(Figure scripts)
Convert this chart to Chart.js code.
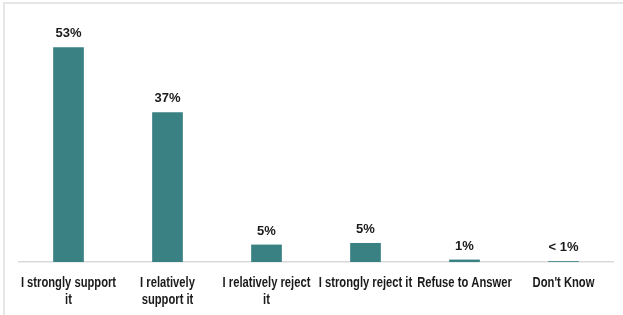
<!DOCTYPE html>
<html>
<head>
<meta charset="utf-8">
<script src="https://cdn.jsdelivr.net/npm/chart.js@4"></script>
<style>
    html, body { margin: 0; padding: 0; background: #fff; }
    #wrap {
        position: absolute; left: 3px; top: 2px;
        width: 620px; height: 313px;
        border-left: 2px solid #e6e6e6;
        border-top: 2px solid #e6e6e6;
        box-sizing: border-box;
    }
    #chart { position: absolute; left: 0; top: 0; }
</style>
</head>
<body>
<div id="wrap"><canvas id="chart" width="618" height="311"></canvas></div>
<script>
// Chart data
const categories = [
    ['I strongly support', 'it'],
    ['I relatively', 'support it'],
    ['I relatively reject', 'it'],
    ['I strongly reject it'],
    ['Refuse to Answer'],
    ["Don't Know"]
];
const values = [53, 37, 4.3, 4.7, 0.6, 0.2];
const valueLabels = ['53%', '37%', '5%', '5%', '1%', '< 1%'];

const barColor = '#3a8183';
const textColor = '#1a1a1a';

// Draws the percentage above each bar and the condensed category labels below the axis
const labelPlugin = {
    id: 'labels',
    afterDatasetsDraw(chart) {
        const ctx = chart.ctx;
        const meta = chart.getDatasetMeta(0);
        const xScale = chart.scales.x;
        const base = chart.chartArea.bottom;

        ctx.save();
        ctx.font = 'bold 13px "Liberation Sans", Arial, sans-serif';
        ctx.fillStyle = textColor;
        ctx.textAlign = 'center';
        ctx.textBaseline = 'bottom';
        meta.data.forEach((bar, i) => {
            ctx.fillText(valueLabels[i], bar.x, bar.y - 7);
        });
        ctx.restore();

        // category labels, squeezed horizontally like a narrow font
        ctx.save();
        ctx.font = 'bold 14px "Liberation Sans", Arial, sans-serif';
        ctx.fillStyle = textColor;
        ctx.textAlign = 'center';
        ctx.textBaseline = 'middle';
        categories.forEach((lines, i) => {
            const x = xScale.getPixelForTick(i);
            lines.forEach((line, j) => {
                ctx.save();
                ctx.translate(x, base + 21 + j * 17);
                ctx.scale(0.8, 1);
                ctx.fillText(line, 0, 0);
                ctx.restore();
            });
        });
        ctx.restore();
    }
};

new Chart(document.getElementById('chart'), {
    type: 'bar',
    data: {
        labels: categories,
        datasets: [{
            data: values,
            backgroundColor: barColor,
            borderWidth: 0,
            categoryPercentage: 1,
            barPercentage: 0.31
        }]
    },
    options: {
        responsive: false,
        animation: false,
        layout: { padding: { left: 14, right: 10, top: 15, bottom: 53 } },
        plugins: {
            legend: { display: false },
            tooltip: { enabled: false }
        },
        scales: {
            x: {
                grid: { display: false, drawTicks: false },
                border: { color: '#d9d9d9', width: 1.5 },
                ticks: { display: false }
            },
            y: {
                display: false,
                min: 0,
                max: 60
            }
        }
    },
    plugins: [labelPlugin]
});
</script>
</body>
</html>
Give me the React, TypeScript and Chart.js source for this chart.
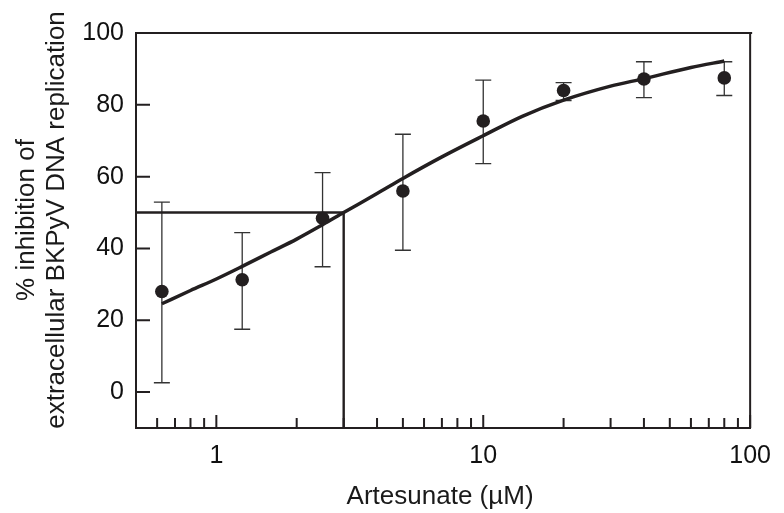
import React, { useEffect, useRef } from "react";
import { Chart, registerables } from "chart.js";

Chart.register(...registerables);

// Measured data (Artesunate concentration, µM)
const doses = [0.625, 1.25, 2.5, 5, 10, 20, 40, 80];
const meanInhibition = [28, 31.3, 48.4, 56, 75.5, 84, 87.2, 87.5];
const errUpper = [52.9, 44.4, 61.1, 71.8, 86.9, 86.2, 92, 92];
const errLower = [2.6, 17.5, 34.9, 39.5, 63.6, 81.2, 82, 82.6];

// Fitted dose-response curve
const fitX = [0.625, 0.8, 1, 1.25, 1.6, 2, 2.5, 3, 4, 5, 7, 10, 14, 20, 30, 40, 60, 80];
const fitY = [24.6, 28.3, 31.5, 35, 39, 42.6, 46.6, 50, 55.3, 59.5, 65.5, 71.4, 76.8, 81.3, 85.2, 87.3, 90.4, 92.2];

// IC50 guide lines
const ic50 = 3;
const halfInhibition = 50;

// Axis settings
const xMin = 0.5;
const xMax = 100;
const yMin = -10;
const yMax = 100;
const xMajorTicks = [1, 10, 100];
const xMinorTicks = [0.5, 0.6, 0.7, 0.8, 0.9, 2, 3, 4, 5, 6, 7, 8, 9, 20, 30, 40, 50, 60, 70, 80, 90];
const yTicks = [0, 20, 40, 60, 80, 100];

const xTitle = "Artesunate (µM)";
const yTitleLines = ["% inhibition of", "extracellular BKPyV DNA replication"];

const INK = "#231f20";
const FONT = "'Liberation Sans', Arial, sans-serif";

const decorPlugin = {
  id: "decor",
  beforeDatasetsDraw(chart: any) {
    const { ctx, scales } = chart;
    const xs = scales.x;
    const ys = scales.y;
    ctx.save();
    ctx.strokeStyle = "#333";
    ctx.lineWidth = 1.3;
    doses.forEach((d, i) => {
      const px = xs.getPixelForValue(d);
      const top = ys.getPixelForValue(errUpper[i]);
      const bot = ys.getPixelForValue(errLower[i]);
      ctx.beginPath();
      ctx.moveTo(px, top);
      ctx.lineTo(px, bot);
      ctx.moveTo(px - 8, top);
      ctx.lineTo(px + 8, top);
      ctx.moveTo(px - 8, bot);
      ctx.lineTo(px + 8, bot);
      ctx.stroke();
    });
    ctx.restore();
  },
  afterDraw(chart: any) {
    const { ctx, scales, chartArea } = chart;
    const xs = scales.x;
    const ys = scales.y;
    const { left, right, top, bottom } = chartArea;
    ctx.save();
    ctx.strokeStyle = INK;
    ctx.lineWidth = 2;
    // top and right frame
    ctx.beginPath();
    ctx.moveTo(left, top);
    ctx.lineTo(right + 2, top);
    ctx.moveTo(right, top);
    ctx.lineTo(right, bottom);
    ctx.stroke();
    // inward ticks
    ctx.lineWidth = 2;
    ctx.beginPath();
    yTicks.forEach((v) => {
      const py = ys.getPixelForValue(v);
      ctx.moveTo(left, py);
      ctx.lineTo(left + 14, py);
    });
    xMajorTicks.forEach((v) => {
      const px = xs.getPixelForValue(v);
      ctx.moveTo(px, bottom);
      ctx.lineTo(px, bottom - 13);
    });
    xMinorTicks.forEach((v) => {
      const px = xs.getPixelForValue(v);
      ctx.moveTo(px, bottom);
      ctx.lineTo(px, bottom - 10);
    });
    ctx.stroke();
    // titles
    ctx.fillStyle = "#1a1a1a";
    ctx.font = `26px ${FONT}`;
    ctx.textAlign = "center";
    ctx.textBaseline = "middle";
    ctx.fillText(xTitle, (left + right) / 2 - 3, 497);
    ctx.translate(27, 220);
    ctx.rotate(-Math.PI / 2);
    yTitleLines.forEach((line, i) => {
      ctx.fillText(line, 0, i * 30);
    });
    ctx.restore();
  },
};

export default function App() {
  const ref = useRef<HTMLCanvasElement>(null);
  useEffect(() => {
    if (!ref.current) return;
    const chart = new Chart(ref.current, {
      type: "scatter",
      data: {
        datasets: [
          {
            label: "IC50",
            data: [
              { x: xMin, y: halfInhibition },
              { x: ic50, y: halfInhibition },
              { x: ic50, y: yMin },
            ],
            showLine: true,
            borderColor: INK,
            borderWidth: 2.4,
            pointRadius: 0,
            tension: 0,
          },
          {
            label: "Fit",
            data: fitX.map((x, i) => ({ x, y: fitY[i] })),
            showLine: true,
            borderColor: INK,
            borderWidth: 3.5,
            pointRadius: 0,
            cubicInterpolationMode: "monotone",
          },
          {
            label: "Mean",
            data: doses.map((x, i) => ({ x, y: meanInhibition[i] })),
            showLine: false,
            backgroundColor: INK,
            borderColor: INK,
            pointRadius: 6.8,
            pointBorderWidth: 0,
          },
        ],
      },
      options: {
        animation: false,
        responsive: false,
        plugins: { legend: { display: false }, tooltip: { enabled: false } },
        layout: { padding: { top: 33, right: 29, left: 0, bottom: 0 } },
        scales: {
          x: {
            type: "logarithmic",
            min: xMin,
            max: xMax,
            afterBuildTicks: (s: any) => {
              s.ticks = xMajorTicks.map((v) => ({ value: v, major: true }));
            },
            afterFit: (s: any) => {
              s.height = 85;
            },
            ticks: {
              autoSkip: false,
              maxRotation: 0,
              padding: 13,
              color: "#111",
              font: { family: FONT, size: 25 },
              callback: (v: any) => String(v),
            },
            grid: { display: false, drawTicks: false },
            border: { display: true, color: INK, width: 2 },
          },
          y: {
            min: yMin,
            max: yMax,
            afterBuildTicks: (s: any) => {
              s.ticks = yTicks.map((v) => ({ value: v }));
            },
            afterFit: (s: any) => {
              s.width = 136;
            },
            ticks: {
              padding: 12,
              color: "#111",
              font: { family: FONT, size: 25 },
              callback: (v: any) => String(v),
            },
            grid: { display: false, drawTicks: false },
            border: { display: true, color: INK, width: 2 },
          },
        },
      },
      plugins: [decorPlugin],
    });
    return () => chart.destroy();
  }, []);
  return (
    <div style={{ position: "fixed", left: 0, top: 0, width: 784, height: 513, background: "#fff" }}>
      <canvas ref={ref} width={784} height={513} style={{ display: "block" }} />
    </div>
  );
}
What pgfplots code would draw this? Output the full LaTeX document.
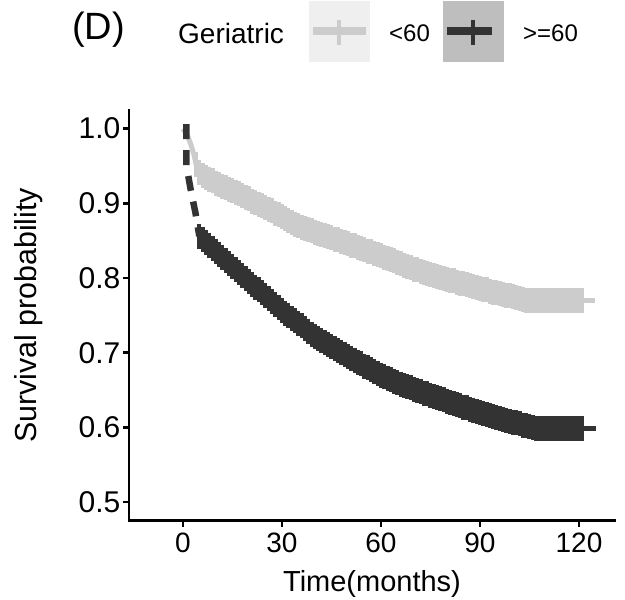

Your goal
Every line that holds the word "document" should be extracted.

Complete answer
new Chart(document.getElementById('chart'), {
What pgfplots code would draw this? Output the full LaTeX document.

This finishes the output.